* _Information provided_:
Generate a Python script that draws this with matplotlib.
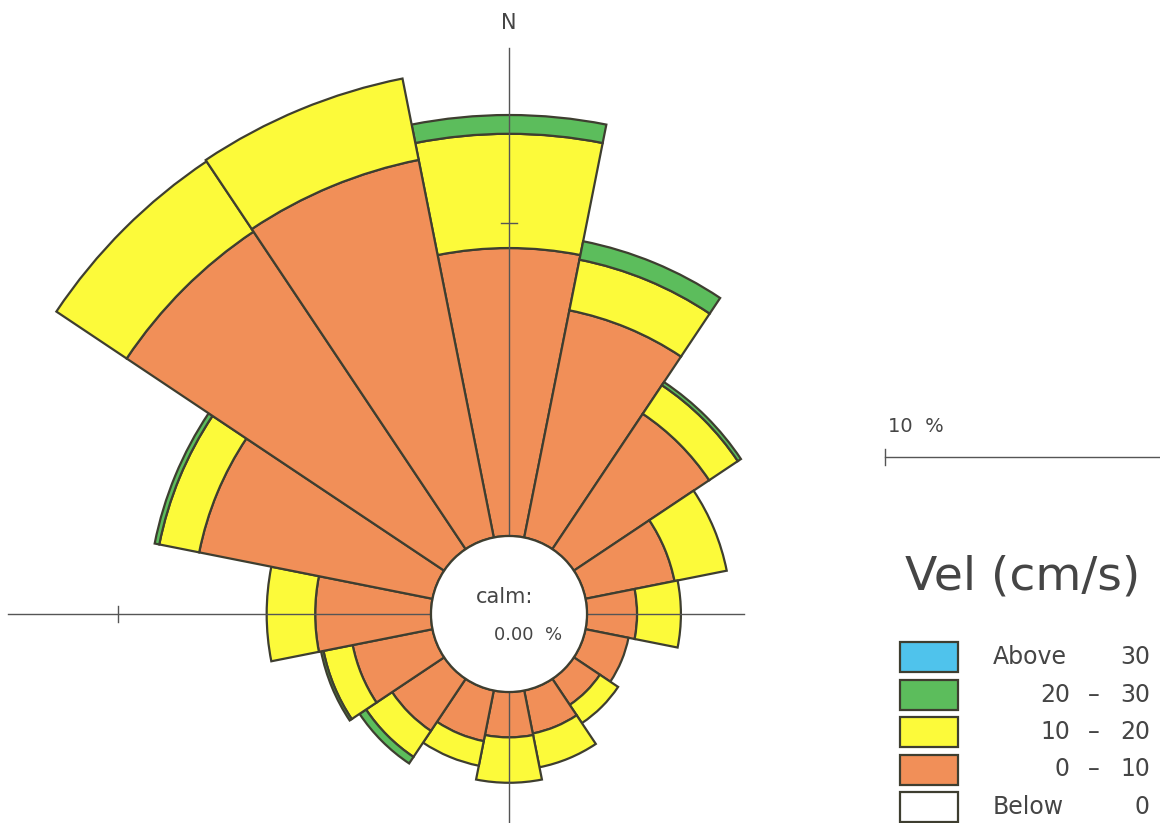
import numpy as np
import matplotlib.pyplot as plt
from matplotlib.patches import Wedge, Circle, Rectangle

plt.rcParams['font.family'] = 'DejaVu Sans'

# rose data (% of time per direction and speed class)
directions = ['N', 'NNE', 'NE', 'ENE', 'E', 'ESE', 'SE', 'SSE',
              'S', 'SSW', 'SW', 'WSW', 'W', 'WNW', 'NW', 'NNW']
v_0_10 = [9.2, 7.4, 5.2, 2.9, 1.6, 1.4, 1.0, 1.4, 1.45, 1.65, 2.0, 2.6, 3.7, 7.6, 12.2, 12.3]
v_10_20 = [3.65, 1.65, 1.1, 1.7, 1.4, 0.0, 0.7, 1.1, 1.45, 0.8, 1.0, 0.95, 1.55, 1.3, 2.7, 2.65]
v_20_30 = [0.6, 0.6, 0.12, 0.0, 0.0, 0.0, 0.0, 0.0, 0.0, 0.0, 0.25, 0.08, 0.0, 0.15, 0.0, 0.0]
v_above_30 = [0.0] * 16
calm_pct = 0.00

classes = ['Above', '20', '10', '0', 'Below']
class_hi = ['30', '30', '20', '10', '0']
class_colors = ['#4fc3ec', '#5cbd5c', '#fcfa3a', '#f18f58', '#ffffff']

# geometry (pixels)
cx, cy = 509, 614
r_calm = 78
scale = 31.3          # px per percent
edge = '#3e3e30'
txt = '#454545'

fig = plt.figure(figsize=(11.6, 8.23), dpi=100)
ax = fig.add_axes([0, 0, 1, 1])
ax.set_xlim(0, 1160)
ax.set_ylim(823, 0)
ax.set_aspect('equal')
ax.axis('off')

# axes lines
ax.plot([cx - r_calm - 13.5 * scale, cx + r_calm + 5.0 * scale], [cy, cy], color='#555555', lw=1, zorder=3)
ax.plot([cx, cx], [cy - r_calm - 15.6 * scale, 830], color='#555555', lw=1, zorder=3)
r10 = r_calm + 10 * scale
ax.plot([cx - 8, cx + 8], [cy - r10, cy - r10], color='#555555', lw=1, zorder=3)
ax.plot([cx - r10, cx - r10], [cy - 8, cy + 8], color='#555555', lw=1, zorder=3)
ax.text(cx, cy - r_calm - 16.4 * scale, 'N', ha='center', va='center', fontsize=15, color=txt)

# petals
bands = [v_0_10, v_10_20, v_20_30, v_above_30]
band_colors = class_colors[3::-1]
for i, d in enumerate(directions):
    comp = 22.5 * i
    t1, t2 = comp - 90 - 11.25, comp - 90 + 11.25
    r_in = r_calm
    for vals, col in zip(bands, band_colors):
        if vals[i] <= 0:
            continue
        r_out = r_in + vals[i] * scale
        ax.add_patch(Wedge((cx, cy), r_out, t1, t2, width=r_out - r_in,
                           facecolor=col, edgecolor=edge, lw=1.6, zorder=1))
        r_in = r_out

ax.add_patch(Circle((cx, cy), r_calm, facecolor='white', edgecolor=edge, lw=1.6, zorder=4))
ax.text(cx - 4, cy - 17, 'calm:', ha='center', va='center', fontsize=15, color=txt, zorder=5)
ax.text(cx + 19, cy + 21, '%.2f  %%' % calm_pct, ha='center', va='center', fontsize=13, color=txt, zorder=5)

# scale bar
ax.plot([885, 885 + 10 * scale], [457, 457], color='#555555', lw=1)
ax.plot([885, 885], [449, 465], color='#555555', lw=1)
ax.text(888, 426, '10  %', ha='left', va='center', fontsize=14, color=txt)

# legend
ax.text(1023, 577, 'Vel (cm/s)', ha='center', va='center', fontsize=34, color=txt)
for k, (lo, hi, col) in enumerate(zip(classes, class_hi, class_colors)):
    y = 657 + 37.5 * k
    ax.add_patch(Rectangle((900, y - 15), 58, 30, facecolor=col, edgecolor=edge, lw=1.6))
    if lo in ('Above', 'Below'):
        ax.text(993, y, lo, ha='left', va='center', fontsize=17, color=txt)
    else:
        ax.text(1070, y, lo, ha='right', va='center', fontsize=17, color=txt)
        ax.text(1094, y, '\u2013', ha='center', va='center', fontsize=17, color=txt)
    ax.text(1150, y, hi, ha='right', va='center', fontsize=17, color=txt)

fig.savefig('out.png', dpi=100)
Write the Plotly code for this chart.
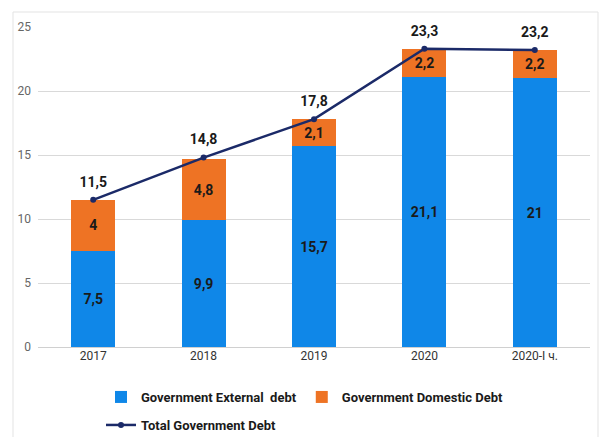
import plotly.graph_objects as go

categories = ["2017", "2018", "2019", "2020", "2020-I ч."]
external_debt = [7.5, 9.9, 15.7, 21.1, 21]
domestic_debt = [4, 4.8, 2.1, 2.2, 2.2]
total_debt = [11.5, 14.8, 17.8, 23.3, 23.2]
y_ticks = [0, 5, 10, 15, 20, 25]

def fmt(v):
    return (("%g" % v)).replace(".", ",")

FONT = "Roboto, sans-serif"
BLUE = "#0f87e8"
ORANGE = "#ee7324"
NAVY = "#1b2a68"
LBL = dict(family=FONT, size=14, color="#1a1a1a", weight="bold")
LEG_FONT = dict(family=FONT, size=13, color="#1a1a1a", weight="bold")

fig = go.Figure()
fig.add_trace(go.Bar(
    x=categories, y=external_debt, name="Government External  debt",
    marker=dict(color=BLUE, line=dict(width=0)),
    text=[fmt(v) for v in external_debt], textposition="inside",
    insidetextanchor="middle", textangle=0, textfont=LBL, legend="legend",
))
fig.add_trace(go.Bar(
    x=categories, y=domestic_debt, name="Government Domestic Debt",
    marker=dict(color=ORANGE, line=dict(width=0)),
    text=[fmt(v) for v in domestic_debt], textposition="inside",
    insidetextanchor="middle", textangle=0, textfont=LBL, legend="legend",
))
fig.add_trace(go.Scatter(
    x=categories, y=total_debt, name="Total Government Debt",
    mode="lines+markers", cliponaxis=False,
    line=dict(color=NAVY, width=2.5),
    marker=dict(color=NAVY, size=6), legend="legend2",
))
fig.add_trace(go.Scatter(
    x=categories, y=total_debt, mode="markers+text", showlegend=False,
    marker=dict(size=14, opacity=0), hoverinfo="skip", cliponaxis=False,
    text=[fmt(v) for v in total_debt], textposition="top center",
    textfont=LBL,
))

fig.update_layout(
    width=599, height=437,
    margin=dict(l=38, r=9, t=27, b=90, autoexpand=False),
    paper_bgcolor="white", plot_bgcolor="white",
    barmode="stack", bargap=0.6,
    showlegend=True,
    legend=dict(
        orientation="h", x=(101 - 38) / 552, xanchor="left",
        y=-(382 - 347) / 320, yanchor="top",
        traceorder="normal", font=LEG_FONT,
        itemwidth=30, tracegroupgap=0,
    ),
    legend2=dict(
        orientation="h", x=(101 - 38) / 552, xanchor="left",
        y=-(410 - 347) / 320, yanchor="top",
        traceorder="normal", font=LEG_FONT,
        itemwidth=30, tracegroupgap=0,
    ),
    xaxis=dict(
        tickfont=dict(family=FONT, size=12, color="#333333"),
        showgrid=False, showline=False, ticks="",
    ),
    yaxis=dict(
        range=[0, 25], tickvals=y_ticks,
        tickfont=dict(family=FONT, size=12, color="#666666"),
        showgrid=True, gridcolor="#d9d9d9", gridwidth=1,
        zeroline=True, zerolinecolor="#d0d0d0", zerolinewidth=1,
        showline=False, ticks="", ticklabelstandoff=6,
    ),
    shapes=[dict(
        type="rect", xref="paper", yref="paper",
        x0=(13 - 38) / 552, x1=(598 - 38) / 552,
        y0=(347 - 440) / 320, y1=(347 - 12) / 320,
        line=dict(color="#e3e3e3", width=1), fillcolor="rgba(0,0,0,0)",
        layer="below",
    )],
)

fig.write_html("out.html")
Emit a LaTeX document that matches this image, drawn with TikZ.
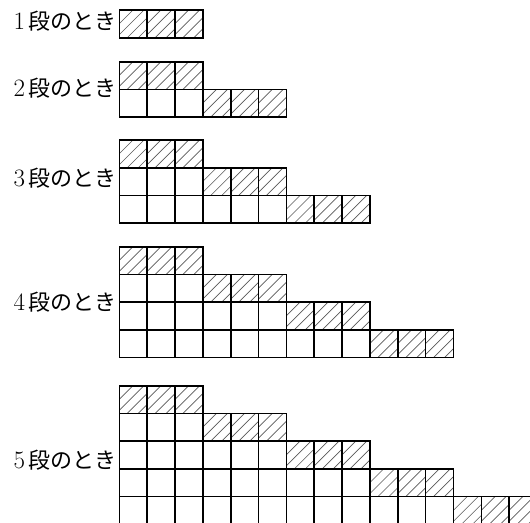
\documentclass[tikz,border=0pt]{standalone}
\usepackage{fontspec}
\newfontfamily\jp{Noto Sans CJK JP}
\newcommand\dg[1]{{\rmfamily\fontsize{25}{25}\selectfont #1}}
\begin{document}
\begin{tikzpicture}[x=1pt,y=-1pt,
  cellbox/.style={draw=black,line width=1.6pt},
  hatchline/.style={draw=black!65,line width=0.65pt},
  lab/.style={anchor=east,inner sep=0pt,font=\fontsize{22}{22}\selectfont}]
\fill[white] (0,0) rectangle (530,522);
\clip (0,0) rectangle (530,522);
\def\cw{27.85}
\def\rh{27.7}
\def\xo{119.3}
\foreach \n/\top in {1/10, 2/61.7, 3/140, 4/246.7, 5/385.7} {
  \foreach \i in {1,...,\n} {
    \pgfmathtruncatemacro\ncols{3*\i}
    \pgfmathtruncatemacro\hs{3*\i-3}
    \foreach \j in {1,...,\ncols} {
      \pgfmathsetmacro\xa{\xo+(\j-1)*\cw}
      \pgfmathsetmacro\ya{\top+(\i-1)*\rh}
      \ifnum\j>\hs
        \begin{scope}
          \clip (\xa,\ya) rectangle ++(\cw,\rh);
          \foreach \s in {-14,-3,8,19} \draw[hatchline] ({\xa+(\s)},{\ya+\rh}) -- ++(\rh,-\rh);
        \end{scope}
      \fi
      \draw[cellbox] (\xa,\ya) rectangle ++(\cw,\rh);
    }
  }
}
\node[lab] (l1) at (117,21) {\dg{1}\,{\jp 段のとき}};
\node[lab] (l2) at (117,88) {\dg{2}\,{\jp 段のとき}};
\node[lab] (l3) at (117,178) {\dg{3}\,{\jp 段のとき}};
\node[lab] (l4) at (117,302) {\dg{4}\,{\jp 段のとき}};
\node[lab] (l5) at (117,460) {\dg{5}\,{\jp 段のとき}};
\end{tikzpicture}
\end{document}
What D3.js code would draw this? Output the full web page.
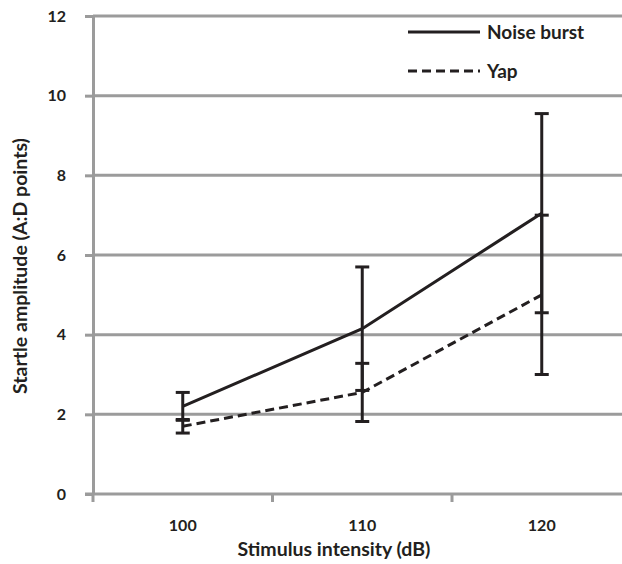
<!DOCTYPE html>
<html><head><meta charset="utf-8">
<script src="https://cdn.jsdelivr.net/npm/d3@7"></script>
<style>body{margin:0;background:#fff}svg{display:block}</style>
</head><body>
<svg id="c" width="622" height="564"></svg>
<script>
const categories = ["100", "110", "120"];
const noiseBurst = [2.2, 4.15, 7.05];
const noiseBurstErr = [0.35, 1.55, 2.5];
const yap = [1.7, 2.55, 5.0];
const yapErr = [0.17, 0.73, 2.0];
const yTicks = [0, 2, 4, 6, 8, 10, 12];
const seriesNames = ["Noise burst", "Yap"];

const svg = d3.select("#c");
const font = "Lato, 'Open Sans', sans-serif";
const gray = "#9b9b9b", ink = "#231f20";
const mLeft = 93, mRight = 631.5, mTop = 16, mBottom = 494;

const x = d3.scaleBand().domain(categories).range([mLeft, mRight]);
const y = d3.scaleLinear().domain([0, 12]).range([mBottom, mTop]);

// gridlines
svg.append("g").selectAll("line").data(yTicks.filter(d => d > 0)).join("line")
  .attr("x1", mLeft).attr("x2", 622).attr("y1", d => y(d)).attr("y2", d => y(d))
  .attr("stroke", gray).attr("stroke-width", 3);

// y axis
const ya = svg.append("g").attr("transform", `translate(${mLeft},0)`)
  .call(d3.axisLeft(y).tickValues(yTicks).tickSize(8).tickSizeOuter(0).tickPadding(19));
ya.select(".domain").attr("stroke", gray).attr("stroke-width", 3);
ya.selectAll(".tick line").attr("stroke", gray).attr("stroke-width", 3);
ya.selectAll(".tick text").attr("font-family", font).attr("font-weight", "bold")
  .attr("font-size", 16).attr("fill", ink);

// x axis
const xa = svg.append("g").attr("transform", `translate(0,${mBottom})`)
  .call(d3.axisBottom(x).tickSize(0).tickPadding(26));
xa.select(".domain").remove();
svg.append("line").attr("x1", mLeft - 8).attr("x2", 622).attr("y1", mBottom).attr("y2", mBottom)
  .attr("stroke", gray).attr("stroke-width", 3);
const bounds = [mLeft, ...categories.slice(1).map(c => x(c)), mRight];
svg.append("g").selectAll("line").data(bounds).join("line")
  .attr("x1", d => d).attr("x2", d => d).attr("y1", mBottom).attr("y2", mBottom + 8)
  .attr("stroke", gray).attr("stroke-width", 3);
xa.selectAll(".tick text").attr("font-family", font).attr("font-weight", "bold")
  .attr("font-size", 16).attr("fill", ink);

const cx = c => x(c) + x.bandwidth() / 2;
const line = d3.line().x(d => cx(d.c)).y(d => y(d.v));

const nb = categories.map((c, i) => ({c, v: noiseBurst[i], e: noiseBurstErr[i]}));
const yp = categories.map((c, i) => ({c, v: yap[i], e: yapErr[i]}));

svg.append("path").datum(yp).attr("d", line).attr("fill", "none")
  .attr("stroke", ink).attr("stroke-width", 3).attr("stroke-dasharray", "9,5");
svg.append("path").datum(nb).attr("d", line).attr("fill", "none")
  .attr("stroke", ink).attr("stroke-width", 3);

function errBars(data) {
  const g = svg.append("g").attr("stroke", ink).attr("stroke-width", 3);
  data.forEach(d => {
    const X = cx(d.c);
    g.append("line").attr("x1", X).attr("x2", X).attr("y1", y(d.v + d.e)).attr("y2", y(d.v - d.e));
    [d.v + d.e, d.v - d.e].forEach(v =>
      g.append("line").attr("x1", X - 7).attr("x2", X + 7).attr("y1", y(v)).attr("y2", y(v)));
  });
}
errBars(yp);
errBars(nb);

// axis titles
svg.append("text").attr("x", 334).attr("y", 556).attr("text-anchor", "middle")
  .attr("font-family", font).attr("font-weight", "bold").attr("font-size", 19.5).attr("fill", ink)
  .text("Stimulus intensity (dB)");
svg.append("text").attr("transform", `translate(27,266) rotate(-90)`)
  .attr("text-anchor", "middle")
  .attr("font-family", font).attr("font-weight", "bold").attr("font-size", 19.5).attr("fill", ink)
  .text("Startle amplitude (A:D points)");

// legend
const lg = svg.append("g");
seriesNames.forEach((n, i) => {
  const ly = 32 + i * 39;
  lg.append("line").attr("x1", 408).attr("x2", 480).attr("y1", ly).attr("y2", ly)
    .attr("stroke", ink).attr("stroke-width", 3)
    .attr("stroke-dasharray", i === 1 ? "9,5" : null);
  lg.append("text").attr("x", 487).attr("y", ly + 7)
    .attr("font-family", font).attr("font-weight", "bold").attr("font-size", 19).attr("fill", ink)
    .text(n);
});
</script>
</body></html>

* _Job_: Return the material line for line, from its beginning to the line that contains "txt = '#454545'", with the pictures left out.

* _Output below_:
Generate a Python script that draws this with matplotlib.
import numpy as np
import matplotlib.pyplot as plt
from matplotlib.patches import Wedge, Circle, Rectangle

plt.rcParams['font.family'] = 'DejaVu Sans'

# rose data (% of time per direction and speed class)
directions = ['N', 'NNE', 'NE', 'ENE', 'E', 'ESE', 'SE', 'SSE',
              'S', 'SSW', 'SW', 'WSW', 'W', 'WNW', 'NW', 'NNW']
v_0_10 = [9.2, 7.4, 5.2, 2.9, 1.6, 1.4, 1.0, 1.4, 1.45, 1.65, 2.0, 2.6, 3.7, 7.6, 12.2, 12.3]
v_10_20 = [3.65, 1.65, 1.1, 1.7, 1.4, 0.0, 0.7, 1.1, 1.45, 0.8, 1.0, 0.95, 1.55, 1.3, 2.7, 2.65]
v_20_30 = [0.6, 0.6, 0.12, 0.0, 0.0, 0.0, 0.0, 0.0, 0.0, 0.0, 0.25, 0.08, 0.0, 0.15, 0.0, 0.0]
v_above_30 = [0.0] * 16
calm_pct = 0.00

classes = ['Above', '20', '10', '0', 'Below']
class_hi = ['30', '30', '20', '10', '0']
class_colors = ['#4fc3ec', '#5cbd5c', '#fcfa3a', '#f18f58', '#ffffff']

# geometry (pixels)
cx, cy = 509, 614
r_calm = 78
scale = 31.3          # px per percent
edge = '#3e3e30'
txt = '#454545'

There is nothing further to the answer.